Vitali's Convergence Theorem, Finite Case (one possible statement – I have seen many slight variants):
Let $\{f_n:n\in\Bbb N\}\subset\mathcal{L}^p(X)$ where $(X,\mathcal{A},\mu)$ is a finite measure space. Suppose $(f_n)$ has a pointwise limit $f$; if $\{f_n\}$ is an equiintegrable family, then $f\in\mathcal{L}^p$ and $\lim_{n\to\infty}\int_Xf_n\d\mu=\int_Xf\d\mu$.
And "my" proof (a combination of Royden's less general work and what I have scrounged from other stack posts):
As this proof immediately generalises if $p\neq1$, w.l.o.g take $p=1$. As $\mu(X)\lt\infty$, Egorov's theorem ensures that $\forall\delta\gt0,\,\exists E\in\mathcal{A}:\mu(E)\lt\delta,\,(f_n)|_{X\setminus E}\rightrightarrows f|_{X\setminus E}$. The $\mu$-finiteness of $X$ also gives that $X\setminus E$ is of finite measure, hence, by uniform convergence: $$\forall\varepsilon\gt0,\,\exists\delta\gt0,\,\int_{X\setminus E}|f-f_n|\d\mu\lt\frac{\varepsilon}{3}$$
Where $E$ is as before and all $n\gt N$ are suitably large, and $\delta$ is chosen suitably small. Fatou's Lemma combined with the equiintegrability of $\{f_n\}$ shows that, if $\delta$ is suitably small: $$\int_E|f|\d\mu=\int_E\liminf_{n\to\infty}|f_n|\d\mu\le\liminf_{n\to\infty}\int_E|f_n|\d\mu\lt\frac{\varepsilon}{3}$$Since equiintegrability requires that if $\mu(E)\lt\delta,\int_E|f_n|\d\mu$ may be made as small as desired, with the same $\delta$ for all $n$.

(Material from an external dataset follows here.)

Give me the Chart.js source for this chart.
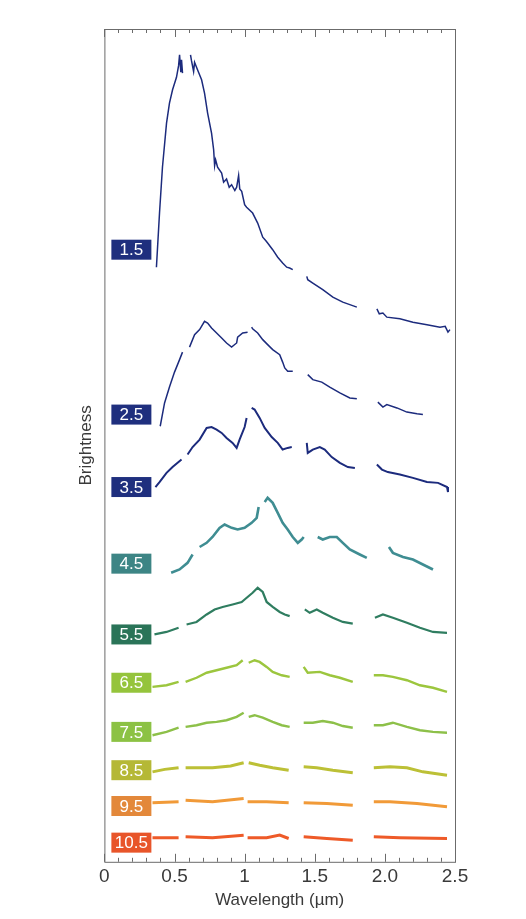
<!DOCTYPE html>
<html>
<head>
<meta charset="utf-8">
<script src="https://cdn.jsdelivr.net/npm/chart.js@4.4.1/dist/chart.umd.min.js"></script>
<style>
  html, body { margin: 0; padding: 0; background: #fff; }
  #wrap { width: 526px; height: 919px; }
</style>
</head>
<body>
<div id="wrap"><canvas id="spectraChart"></canvas></div>
<script>
// Spectral types (one spectrum each), top to bottom
const spectralTypes = ['1.5', '2.5', '3.5', '4.5', '5.5', '6.5', '7.5', '8.5', '9.5', '10.5'];

// [wavelength (µm), brightness + offset]; null = gap in the spectrum
const spec15 = [[0.371,71.4],[0.393,77.9],[0.414,83.4],[0.443,88.7],[0.464,91.1],[0.486,92.7],[0.514,94.2],[0.529,95.6],[0.536,96.9],[0.545,94.8],[0.55,96.3],[0.557,94.7],[0.585,null],
  [0.614,96.9],[0.621,96.2],[0.636,94.9],[0.643,96.0],[0.664,95.1],[0.693,93.9],[0.714,92.3],[0.736,89.9],[0.764,87.5],[0.779,85.5],[0.786,83.6],[0.793,84.3],[0.807,83.4],
  [0.836,82.7],[0.85,81.6],[0.871,82.0],[0.89,81.0],[0.907,81.3],[0.93,80.6],[0.943,81.0],[0.957,82.4],[0.965,80.8],[0.979,80.5],[1.0,78.9],[1.014,78.6],[1.057,77.9],
  [1.093,76.7],[1.129,75.0],[1.15,74.6],[1.164,74.3],[1.2,73.5],[1.236,72.6],[1.271,71.9],[1.3,71.4],[1.321,71.3],[1.343,71.1],[1.39,null],
  [1.443,70.3],[1.45,69.9],[1.486,69.5],[1.557,68.7],[1.629,67.8],[1.7,67.2],[1.75,66.9],[1.8,66.6],[1.87,null],
  [1.943,66.4],[1.96,65.8],[1.986,65.9],[2.014,65.4],[2.107,65.2],[2.2,64.8],[2.3,64.5],[2.393,64.2],[2.43,64.3],[2.45,63.6],[2.464,63.9]];

const spec25 = [[0.398,52.3],[0.429,55.1],[0.464,57.0],[0.5,58.8],[0.536,60.3],[0.557,61.2],[0.575,null],
  [0.607,61.8],[0.643,63.3],[0.679,63.9],[0.714,64.9],[0.736,64.7],[0.764,64.1],[0.8,63.5],[0.836,62.9],[0.871,62.3],[0.907,61.8],[0.943,62.3],[0.95,63.0],[0.986,63.5],[1.021,63.6],[1.035,null],
  [1.05,64.2],[1.057,64.0],[1.093,63.5],[1.129,62.7],[1.164,62.1],[1.2,61.5],[1.25,60.9],[1.271,60.0],[1.286,59.3],[1.307,58.9],[1.343,58.9],[1.4,null],
  [1.45,58.5],[1.486,57.9],[1.55,57.6],[1.607,57.0],[1.679,56.3],[1.75,55.7],[1.8,55.6],[1.88,null],
  [1.95,55.2],[1.986,54.6],[2.014,54.9],[2.086,54.5],[2.157,54.0],[2.229,53.8],[2.271,53.7]];

const spec35 = [[0.364,45.0],[0.393,45.6],[0.443,46.7],[0.486,47.4],[0.55,48.3],[0.57,null],
  [0.593,48.9],[0.629,49.8],[0.679,50.7],[0.729,52.1],[0.764,52.2],[0.8,51.9],[0.836,51.5],[0.871,50.9],[0.914,50.3],[0.943,49.7],[0.964,50.7],[1.0,52.2],[1.014,53.3],[1.03,null],
  [1.05,54.5],[1.071,54.3],[1.107,53.3],[1.143,52.1],[1.193,51.0],[1.236,50.3],[1.271,49.5],[1.307,49.7],[1.336,49.8],[1.39,null],
  [1.443,50.3],[1.45,49.1],[1.486,49.5],[1.536,49.8],[1.571,49.5],[1.621,48.6],[1.679,47.9],[1.736,47.4],[1.786,47.3],[1.86,null],
  [1.943,47.7],[1.979,47.1],[2.021,46.8],[2.107,46.5],[2.2,46.1],[2.3,45.6],[2.379,45.5],[2.443,45.0],[2.45,44.4]];

const spec45 = [[0.476,34.7],[0.536,35.1],[0.593,35.9],[0.629,36.9],[0.65,null],
  [0.679,37.8],[0.729,38.3],[0.771,39.0],[0.821,40.1],[0.857,40.5],[0.907,40.1],[0.95,39.9],[1.0,40.1],[1.05,40.7],[1.086,41.3],[1.1,42.6],[1.12,null],
  [1.143,43.2],[1.164,43.7],[1.2,43.1],[1.236,41.9],[1.271,40.7],[1.307,39.9],[1.343,39.0],[1.379,38.3],[1.407,38.7],[1.421,39.0],[1.47,null],
  [1.521,39.0],[1.557,38.7],[1.607,39.0],[1.657,39.0],[1.7,38.3],[1.75,37.5],[1.821,36.9],[1.871,36.5],[1.95,null],
  [2.029,37.8],[2.057,37.1],[2.129,36.6],[2.2,36.3],[2.271,35.7],[2.343,35.1]];

const spec55 = [[0.357,27.3],[0.443,27.6],[0.529,28.1],[0.56,null],
  [0.586,28.5],[0.657,28.8],[0.729,29.7],[0.786,30.3],[0.843,30.6],[0.914,30.9],[0.979,31.2],[1.0,31.5],[1.057,32.3],[1.093,32.9],[1.129,32.4],[1.157,31.2],[1.2,30.6],[1.25,30.0],[1.286,29.7],[1.321,29.5],[1.38,null],
  [1.429,30.3],[1.464,29.9],[1.514,30.3],[1.557,29.9],[1.629,29.3],[1.7,28.8],[1.771,28.6],[1.85,null],
  [1.929,29.3],[1.986,29.7],[2.057,29.3],[2.157,28.7],[2.25,28.1],[2.343,27.6],[2.443,27.5]];

const spec65 = [[0.343,21.0],[0.443,21.2],[0.529,21.6],[0.555,null],
  [0.579,21.6],[0.657,22.1],[0.729,22.7],[0.8,23.0],[0.871,23.3],[0.943,23.6],[0.986,24.2],[1.005,null],
  [1.029,23.9],[1.071,24.2],[1.107,24.0],[1.157,23.4],[1.2,22.8],[1.264,22.4],[1.321,22.2],[1.37,null],
  [1.421,23.4],[1.45,22.7],[1.536,22.8],[1.607,22.4],[1.679,22.1],[1.771,21.6],[1.85,null],
  [1.921,22.4],[1.986,22.4],[2.057,22.2],[2.157,21.8],[2.25,21.2],[2.343,20.9],[2.443,20.4]];

const spec75 = [[0.343,15.2],[0.443,15.6],[0.529,16.1],[0.555,null],
  [0.579,16.2],[0.657,16.4],[0.729,16.7],[0.8,16.8],[0.871,17.0],[0.943,17.4],[0.993,17.9],[1.01,null],
  [1.029,17.4],[1.071,17.6],[1.129,17.3],[1.2,16.8],[1.264,16.4],[1.321,16.2],[1.37,null],
  [1.421,16.7],[1.486,16.7],[1.557,16.9],[1.629,16.7],[1.7,16.3],[1.771,16.1],[1.85,null],
  [1.921,16.4],[1.986,16.4],[2.057,16.7],[2.157,16.2],[2.25,15.8],[2.343,15.6],[2.443,15.5]];

const spec85 = [[0.343,10.8],[0.43,11.1],[0.529,11.3],[0.555,null],
  [0.579,11.3],[0.771,11.3],[0.9,11.5],[0.993,11.9],[1.01,null],
  [1.029,11.9],[1.107,11.6],[1.2,11.3],[1.314,11.0],[1.37,null],
  [1.421,11.4],[1.514,11.3],[1.629,11.0],[1.771,10.7],[1.85,null],
  [1.921,11.3],[2.036,11.4],[2.157,11.3],[2.271,10.8],[2.443,10.4]];

const spec95 = [[0.343,7.1],[0.529,7.2],[0.555,null],
  [0.579,7.4],[0.771,7.2],[0.993,7.6],[1.005,null],
  [1.021,7.2],[1.157,7.2],[1.314,7.1],[1.37,null],
  [1.421,7.1],[1.586,7.0],[1.771,6.8],[1.85,null],
  [1.921,7.2],[2.036,7.2],[2.229,7.0],[2.443,6.6]];

const spec105 = [[0.343,2.9],[0.529,2.9],[0.555,null],
  [0.579,3.0],[0.771,2.9],[0.993,3.2],[1.005,null],
  [1.021,2.9],[1.157,2.9],[1.25,3.2],[1.314,2.8],[1.37,null],
  [1.421,3.0],[1.586,2.8],[1.771,2.6],[1.85,null],
  [1.921,3.0],[2.107,2.9],[2.443,2.8]];

const spectra = [spec15, spec25, spec35, spec45, spec55, spec65, spec75, spec85, spec95, spec105];

// where each type's label box sits (brightness units, box centre)
const labelLevels = [73.5, 53.7, 45.0, 35.8, 27.3, 21.5, 15.6, 11.0, 6.7, 2.3];
const labelRight = 0.335; // µm, right edge of the label boxes

const lineColors = ['#1c2b7d', '#1c2b7d', '#1c2b7d', '#3f8d92', '#2f7d60', '#9cc63e', '#8dc049', '#bcc036', '#f19a38', '#ee5a28'];
const boxColors  = ['#1f2f7e', '#1f2f7e', '#1f2f7e', '#3d8585', '#2a7458', '#95c43c', '#8cc244', '#b5b836', '#e3883a', '#e8552a'];
const lineWidths = [1.5, 1.5, 2, 2.6, 2.2, 2.4, 2.4, 3, 3, 3];

// x-axis tick labels
const xTickValues = [0, 0.5, 1, 1.5, 2, 2.5];
const xTickText = ['0', '0.5', '1', '1.5', '2.0', '2.5'];

function majorIndex(v) {
  return xTickValues.findIndex(t => Math.abs(t - v) < 1e-6);
}

// white page
const whiteBg = {
  id: 'whiteBg',
  beforeDraw(chart) {
    const c = chart.ctx;
    c.save();
    c.fillStyle = '#fff';
    c.fillRect(0, 0, chart.width, chart.height);
    c.restore();
  }
};

// frame with inward ticks on top and bottom
const frameTicks = {
  id: 'frameTicks',
  afterDraw(chart) {
    const c = chart.ctx;
    const a = chart.chartArea;
    const xs = chart.scales.x;
    c.save();
    c.strokeStyle = '#6b6b6b';
    c.lineWidth = 1;
    c.strokeRect(a.left + 0.5, a.top + 0.5, a.right - a.left, a.bottom - a.top);
    xs.ticks.forEach(t => {
      const px = Math.round(xs.getPixelForValue(t.value)) + 0.5;
      const len = majorIndex(t.value) >= 0 ? 8 : 4;
      c.beginPath();
      c.moveTo(px, a.bottom);
      c.lineTo(px, a.bottom - len);
      c.moveTo(px, a.top);
      c.lineTo(px, a.top + len);
      c.stroke();
    });
    c.restore();
  }
};

// coloured boxes with the spectral type
const typeBoxes = {
  id: 'typeBoxes',
  afterDatasetsDraw(chart) {
    const c = chart.ctx;
    const xs = chart.scales.x, ys = chart.scales.y;
    c.save();
    c.font = '17px "Liberation Sans", Arial, sans-serif';
    c.textBaseline = 'middle';
    c.textAlign = 'center';
    spectralTypes.forEach((name, i) => {
      const right = xs.getPixelForValue(labelRight);
      const cy = ys.getPixelForValue(labelLevels[i]);
      const w = Math.max(40, c.measureText(name).width + 5);
      const h = 20;
      c.fillStyle = boxColors[i];
      c.fillRect(right - w, cy - h / 2, w, h);
      c.fillStyle = '#fff';
      c.fillText(name, right - w / 2, cy + 1);
    });
    c.restore();
  }
};

const ctx = document.getElementById('spectraChart').getContext('2d');
const spectraChart = new Chart(ctx, {
  type: 'line',
  data: {
    datasets: spectra.map((s, i) => ({
      label: spectralTypes[i],
      data: s,
      borderColor: lineColors[i],
      borderWidth: lineWidths[i],
      pointRadius: 0,
      tension: 0,
      spanGaps: false,
      fill: false
    }))
  },
  options: {
    responsive: true,
    maintainAspectRatio: false,
    animation: false,
    layout: { padding: { top: 29, left: 76, right: 71, bottom: 4 } },
    plugins: {
      legend: { display: false },
      tooltip: { enabled: false }
    },
    scales: {
      x: {
        type: 'linear',
        min: 0,
        max: 2.5,
        grid: { display: false },
        border: { display: false },
        ticks: {
          stepSize: 0.1,
          autoSkip: false,
          maxRotation: 0,
          padding: -4,
          color: '#3a3a3a',
          font: { family: '"Liberation Sans", Arial, sans-serif', size: 19 },
          callback: v => {
            const k = majorIndex(v);
            return k >= 0 ? xTickText[k] : '';
          }
        },
        title: {
          display: true,
          text: 'Wavelength (µm)',
          color: '#3a3a3a',
          font: { family: '"Liberation Sans", Arial, sans-serif', size: 17 },
          padding: { top: 6, bottom: 4 }
        }
      },
      y: {
        min: 0,
        max: 100,
        grid: { display: false },
        border: { display: false },
        ticks: { display: false },
        title: {
          display: true,
          text: 'Brightness',
          color: '#3a3a3a',
          font: { family: '"Liberation Sans", Arial, sans-serif', size: 17 },
          padding: { top: 0, bottom: 0 }
        }
      }
    }
  },
  plugins: [whiteBg, frameTicks, typeBoxes]
});
</script>
</body>
</html>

Taking $\delta$ to be the smaller of the two used above, and for $n$ as large as before, and $E$ as before, then one has:$$\begin{align}\forall\varepsilon\gt0,\,\forall n\gt N:\int_X|f-f_n|\d\mu&\le\int_E|f-f_n|\d\mu+\int_{X\setminus E}|f-f_n|\d\mu\\&\le\int_E|f|\d\mu+\int_E|f_n|\d\mu+\int_{X\setminus E}|f-f_n|\d\mu\\&\lt\frac{\varepsilon}{3}+\frac{\varepsilon}{3}+\frac{\varepsilon}{3}=\varepsilon\end{align}$$And therefore $f_n$ converges to $f$ in $\mathcal{L}^p$ norm.
One deduces that $f\in\mathcal{L}^p(X)$ by a similar argument, that necessitates the integrability of $\{f_n\}$. However, I am fairly sure that one has convergence in $\mathcal{L}^p$ norm anyway, regardless of whether or not $\{f_n\}\subset\mathcal{L}^p$, since Egorov's theorem doesn't require integrability, and I don't believe any of my steps did either.
Using the above definition of tightness, if one requires that $\{f_n\}$ is also tight then the requirement that $\mu(X)\lt\infty$ may be dropped; moreover, in this case, I believe one has that $f$ is $p$-integrable and that $f_n\to f$ in norm regardless of whether or not $f_n$ are themselves $p$-integrable. I will add the proof I have if this statement requires expanding.
The question:
The formal statements require $\{f_n\}$ to be integrable; I believe that to get the convergence-in-norm conclusion, one may drop this requirement, and if one replaces it with $\{f_n\}$ must be tight, one gets all conclusions independent of the integrability of each $f_n$. Is this right?
Best Answer
I think you need to have $\{|f_n|^p\}$ equi-integrable in the statement of the theorem. Using many symbols makes your proof hard to read. The proof can be written without any $\exists$ or $\forall$.
I wrote a proof for $L^p$ myself to check, and I agree that you don't need the hypothesis $f_n \in L^p(X, \mu)$ to deduce that $\lVert f_n - f \rVert_{L^p} \to 0$.
The equiintegrability of $|f_n|^p$ and the finiteness of the measure space do imply that $f_n \in L^p(X, \mu)$, and therefore that $f \in L^p(X, \mu)$.
The tightness hypothesis for $\{|f_n|^p\}$ is just there to reduce to the finite measure case, so the $f_n \in L^p$ hypothesis is redundant here too.